* [EXERCISE TASK]:
Reproduce the lines of the material exactly, excluding every image.

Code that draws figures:
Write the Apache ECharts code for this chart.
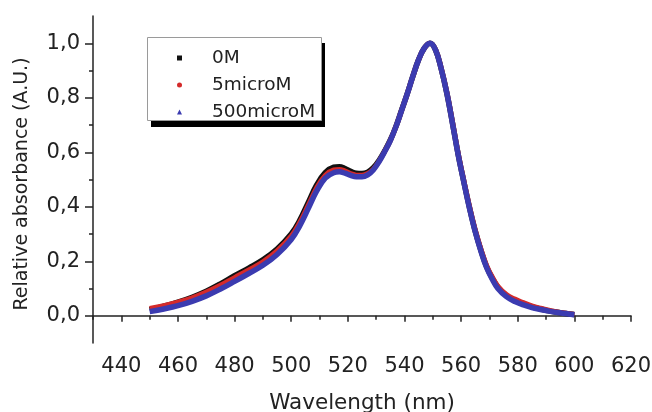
<!DOCTYPE html>
<html>
<head>
<meta charset="utf-8">
<script src="https://cdn.jsdelivr.net/npm/echarts@6/dist/echarts.min.js"></script>
<style>html,body{margin:0;padding:0;background:#fff}#c{width:652px;height:412px}</style>
</head>
<body>
<div id="c"></div>
<script>
var wavelengths = [450,455,460,465,470,475,480,485,490,495,500,503,506,509,512,515,517,519,521,523,525,527,529,531,533,535,537,539,541,543,545,547,549,551,553,555,557,559,561,563,565,567,569,571,573,576,579,582,585,588,591,594,597,600];
var abs0M = [0.022,0.035,0.05,0.068,0.09,0.117,0.147,0.175,0.205,0.245,0.30,0.35,0.415,0.48,0.525,0.545,0.547,0.54,0.53,0.523,0.522,0.527,0.543,0.57,0.605,0.645,0.695,0.755,0.815,0.88,0.94,0.982,1.0,0.975,0.905,0.815,0.705,0.59,0.49,0.395,0.31,0.24,0.18,0.138,0.105,0.074,0.056,0.043,0.033,0.025,0.018,0.013,0.008,0.005];
var abs5uM = [0.027,0.037,0.05,0.066,0.087,0.112,0.14,0.168,0.198,0.238,0.292,0.342,0.405,0.47,0.515,0.535,0.537,0.531,0.522,0.516,0.516,0.522,0.538,0.567,0.603,0.643,0.694,0.754,0.815,0.88,0.94,0.982,1.0,0.976,0.907,0.818,0.708,0.594,0.494,0.4,0.315,0.245,0.185,0.142,0.108,0.078,0.061,0.048,0.036,0.028,0.02,0.014,0.009,0.005];
var abs500uM = [0.015,0.025,0.037,0.053,0.073,0.098,0.126,0.155,0.185,0.225,0.28,0.33,0.393,0.458,0.505,0.525,0.528,0.523,0.515,0.51,0.51,0.517,0.535,0.565,0.602,0.643,0.694,0.754,0.815,0.88,0.94,0.982,1.0,0.975,0.905,0.815,0.704,0.589,0.489,0.393,0.308,0.237,0.177,0.134,0.1,0.07,0.052,0.04,0.03,0.023,0.017,0.012,0.008,0.004];
var seriesNames = ['0M','5microM','500microM'];
var xMajorTicks = [440,460,480,500,520,540,560,580,600,620];
var xMinorTicks = [430,450,470,490,510,530,550,570,590,610];
var yMajorTicks = [0.0,0.2,0.4,0.6,0.8,1.0];
var yMinorTicks = [0.1,0.3,0.5,0.7,0.9];

function pairs(xs, ys){ return xs.map(function(x,i){ return [x, ys[i]]; }); }
var FONT = 'DejaVu Sans';
var axisLineStyle = {color:'#222', width:1.5};

var chart = echarts.init(document.getElementById('c'), null, {renderer:'canvas'});
chart.setOption({
  animation:false,
  backgroundColor:'#fff',
  grid:{left:93, right:21, top:16, bottom:69, containLabel:false, outerBoundsMode:'none'},
  graphic:[
    {type:'rect', z:1, silent:true, shape:{x:151, y:43, width:174, height:84}, style:{fill:'#000'}},
    {type:'rect', z:2, silent:true, shape:{x:147.5, y:37.5, width:174, height:83}, style:{fill:'#fff', stroke:'#9a9a9a', lineWidth:1}}
  ],
  legend:{
    orient:'vertical', left:147, top:37, z:10,
    padding:[11,6,2,30],
    itemWidth:5, itemHeight:5, itemGap:7,
    textStyle:{fontFamily:FONT, fontSize:18.5, color:'#222', lineHeight:20, padding:[0,0,0,25]},
    data:[{name:seriesNames[0], icon:'rect'},{name:seriesNames[1], icon:'circle'},{name:seriesNames[2], icon:'triangle'}]
  },
  xAxis:[{
    type:'value', min:430, max:620,
    name:'Wavelength (nm)', nameLocation:'middle', nameGap:49,
    nameTextStyle:{fontFamily:FONT, fontSize:21.5, color:'#222'},
    axisLine:{show:true, lineStyle:axisLineStyle},
    axisTick:{show:true, length:6, lineStyle:axisLineStyle, customValues:xMajorTicks},
    axisLabel:{fontFamily:FONT, fontSize:21, color:'#222', margin:13, customValues:xMajorTicks},
    splitLine:{show:false}
  },{
    type:'value', min:430, max:620, position:'bottom',
    axisLine:{show:false}, axisLabel:{show:false},
    axisTick:{show:true, length:4, lineStyle:axisLineStyle, customValues:xMinorTicks},
    splitLine:{show:false}
  }],
  yAxis:[{
    type:'value', min:-0.1, max:1.1,
    name:'Relative absorbance (A.U.)', nameLocation:'middle', nameGap:61,
    nameTextStyle:{fontFamily:FONT, fontSize:19, color:'#222', padding:[0,9,0,0]},
    axisLine:{show:true, lineStyle:axisLineStyle},
    axisTick:{show:true, length:8, lineStyle:axisLineStyle, customValues:yMajorTicks},
    axisLabel:{fontFamily:FONT, fontSize:21, color:'#222', margin:13, customValues:yMajorTicks,
      formatter:function(v){ return v.toFixed(1).replace('.', ','); }},
    splitLine:{show:false}
  },{
    type:'value', min:-0.1, max:1.1, position:'left',
    axisLine:{show:false}, axisLabel:{show:false},
    axisTick:{show:true, length:4, lineStyle:axisLineStyle, customValues:yMinorTicks},
    splitLine:{show:false}
  }],
  series:[
    {name:seriesNames[0], type:'line', smooth:0.4, showSymbol:false, color:'#111',
     lineStyle:{width:5.5, color:'#111'}, data:pairs(wavelengths, abs0M)},
    {name:seriesNames[1], type:'line', smooth:0.4, showSymbol:false, color:'#d42a2a',
     lineStyle:{width:5, color:'#d42a2a'}, data:pairs(wavelengths, abs5uM)},
    {name:seriesNames[2], type:'line', smooth:0.4, showSymbol:false, color:'#3b3bb0',
     lineStyle:{width:5.5, color:'#3b3bb0'}, data:pairs(wavelengths, abs500uM)}
  ]
});
</script>
</body>
</html>
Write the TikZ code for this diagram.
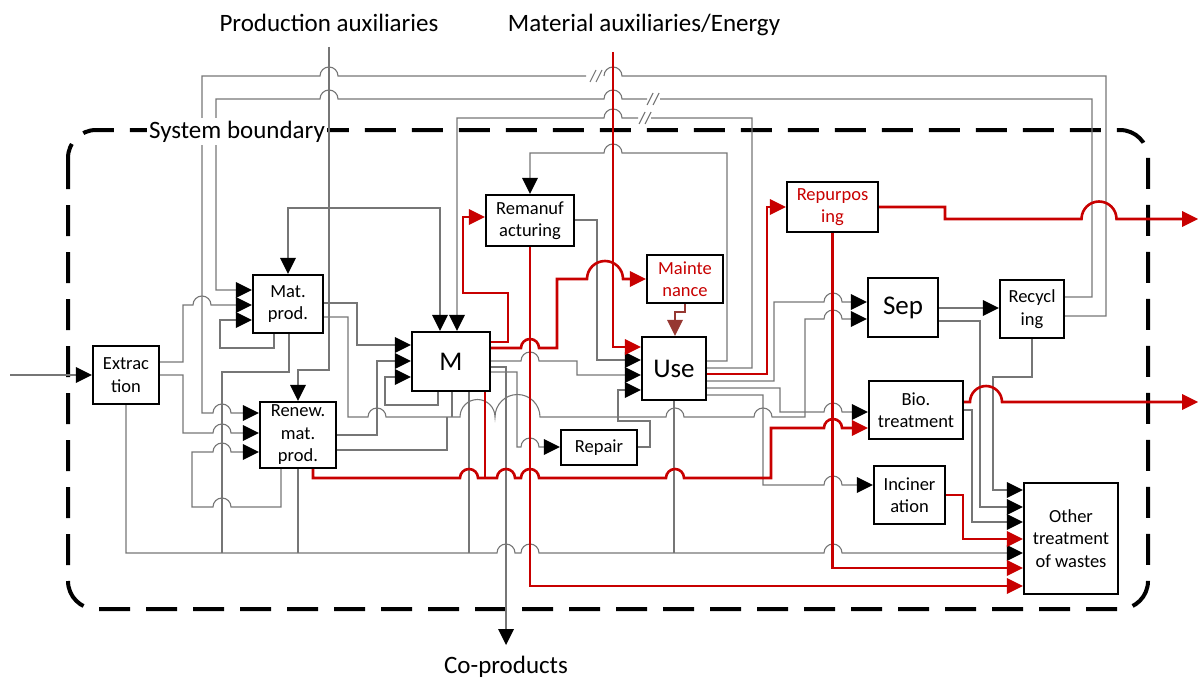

* [SOLUTION TO THIS EXERCISE]:
Write the Apache ECharts code for this chart.
<!DOCTYPE html>
<html>
<head>
<meta charset="utf-8">
<script src="https://cdn.jsdelivr.net/npm/echarts@6/dist/echarts.min.js"></script>
<style>html,body{margin:0;padding:0;background:#fff}#c{width:652px;height:412px}</style>
</head>
<body>
<div id="c"></div>
<script>
var wavelengths = [450,455,460,465,470,475,480,485,490,495,500,503,506,509,512,515,517,519,521,523,525,527,529,531,533,535,537,539,541,543,545,547,549,551,553,555,557,559,561,563,565,567,569,571,573,576,579,582,585,588,591,594,597,600];
var abs0M = [0.022,0.035,0.05,0.068,0.09,0.117,0.147,0.175,0.205,0.245,0.30,0.35,0.415,0.48,0.525,0.545,0.547,0.54,0.53,0.523,0.522,0.527,0.543,0.57,0.605,0.645,0.695,0.755,0.815,0.88,0.94,0.982,1.0,0.975,0.905,0.815,0.705,0.59,0.49,0.395,0.31,0.24,0.18,0.138,0.105,0.074,0.056,0.043,0.033,0.025,0.018,0.013,0.008,0.005];
var abs5uM = [0.027,0.037,0.05,0.066,0.087,0.112,0.14,0.168,0.198,0.238,0.292,0.342,0.405,0.47,0.515,0.535,0.537,0.531,0.522,0.516,0.516,0.522,0.538,0.567,0.603,0.643,0.694,0.754,0.815,0.88,0.94,0.982,1.0,0.976,0.907,0.818,0.708,0.594,0.494,0.4,0.315,0.245,0.185,0.142,0.108,0.078,0.061,0.048,0.036,0.028,0.02,0.014,0.009,0.005];
var abs500uM = [0.015,0.025,0.037,0.053,0.073,0.098,0.126,0.155,0.185,0.225,0.28,0.33,0.393,0.458,0.505,0.525,0.528,0.523,0.515,0.51,0.51,0.517,0.535,0.565,0.602,0.643,0.694,0.754,0.815,0.88,0.94,0.982,1.0,0.975,0.905,0.815,0.704,0.589,0.489,0.393,0.308,0.237,0.177,0.134,0.1,0.07,0.052,0.04,0.03,0.023,0.017,0.012,0.008,0.004];
var seriesNames = ['0M','5microM','500microM'];
var xMajorTicks = [440,460,480,500,520,540,560,580,600,620];
var xMinorTicks = [430,450,470,490,510,530,550,570,590,610];
var yMajorTicks = [0.0,0.2,0.4,0.6,0.8,1.0];
var yMinorTicks = [0.1,0.3,0.5,0.7,0.9];

function pairs(xs, ys){ return xs.map(function(x,i){ return [x, ys[i]]; }); }
var FONT = 'DejaVu Sans';
var axisLineStyle = {color:'#222', width:1.5};

var chart = echarts.init(document.getElementById('c'), null, {renderer:'canvas'});
chart.setOption({
  animation:false,
  backgroundColor:'#fff',
  grid:{left:93, right:21, top:16, bottom:69, containLabel:false, outerBoundsMode:'none'},
  graphic:[
    {type:'rect', z:1, silent:true, shape:{x:151, y:43, width:174, height:84}, style:{fill:'#000'}},
    {type:'rect', z:2, silent:true, shape:{x:147.5, y:37.5, width:174, height:83}, style:{fill:'#fff', stroke:'#9a9a9a', lineWidth:1}}
  ],
  legend:{
    orient:'vertical', left:147, top:37, z:10,
    padding:[11,6,2,30],
    itemWidth:5, itemHeight:5, itemGap:7,
    textStyle:{fontFamily:FONT, fontSize:18.5, color:'#222', lineHeight:20, padding:[0,0,0,25]},
    data:[{name:seriesNames[0], icon:'rect'},{name:seriesNames[1], icon:'circle'},{name:seriesNames[2], icon:'triangle'}]
  },
  xAxis:[{
    type:'value', min:430, max:620,
    name:'Wavelength (nm)', nameLocation:'middle', nameGap:49,
    nameTextStyle:{fontFamily:FONT, fontSize:21.5, color:'#222'},
    axisLine:{show:true, lineStyle:axisLineStyle},
    axisTick:{show:true, length:6, lineStyle:axisLineStyle, customValues:xMajorTicks},
    axisLabel:{fontFamily:FONT, fontSize:21, color:'#222', margin:13, customValues:xMajorTicks},
    splitLine:{show:false}
  },{
    type:'value', min:430, max:620, position:'bottom',
    axisLine:{show:false}, axisLabel:{show:false},
    axisTick:{show:true, length:4, lineStyle:axisLineStyle, customValues:xMinorTicks},
    splitLine:{show:false}
  }],
  yAxis:[{
    type:'value', min:-0.1, max:1.1,
    name:'Relative absorbance (A.U.)', nameLocation:'middle', nameGap:61,
    nameTextStyle:{fontFamily:FONT, fontSize:19, color:'#222', padding:[0,9,0,0]},
    axisLine:{show:true, lineStyle:axisLineStyle},
    axisTick:{show:true, length:8, lineStyle:axisLineStyle, customValues:yMajorTicks},
    axisLabel:{fontFamily:FONT, fontSize:21, color:'#222', margin:13, customValues:yMajorTicks,
      formatter:function(v){ return v.toFixed(1).replace('.', ','); }},
    splitLine:{show:false}
  },{
    type:'value', min:-0.1, max:1.1, position:'left',
    axisLine:{show:false}, axisLabel:{show:false},
    axisTick:{show:true, length:4, lineStyle:axisLineStyle, customValues:yMinorTicks},
    splitLine:{show:false}
  }],
  series:[
    {name:seriesNames[0], type:'line', smooth:0.4, showSymbol:false, color:'#111',
     lineStyle:{width:5.5, color:'#111'}, data:pairs(wavelengths, abs0M)},
    {name:seriesNames[1], type:'line', smooth:0.4, showSymbol:false, color:'#d42a2a',
     lineStyle:{width:5, color:'#d42a2a'}, data:pairs(wavelengths, abs5uM)},
    {name:seriesNames[2], type:'line', smooth:0.4, showSymbol:false, color:'#3b3bb0',
     lineStyle:{width:5.5, color:'#3b3bb0'}, data:pairs(wavelengths, abs500uM)}
  ]
});
</script>
</body>
</html>
Write the TikZ code for this diagram.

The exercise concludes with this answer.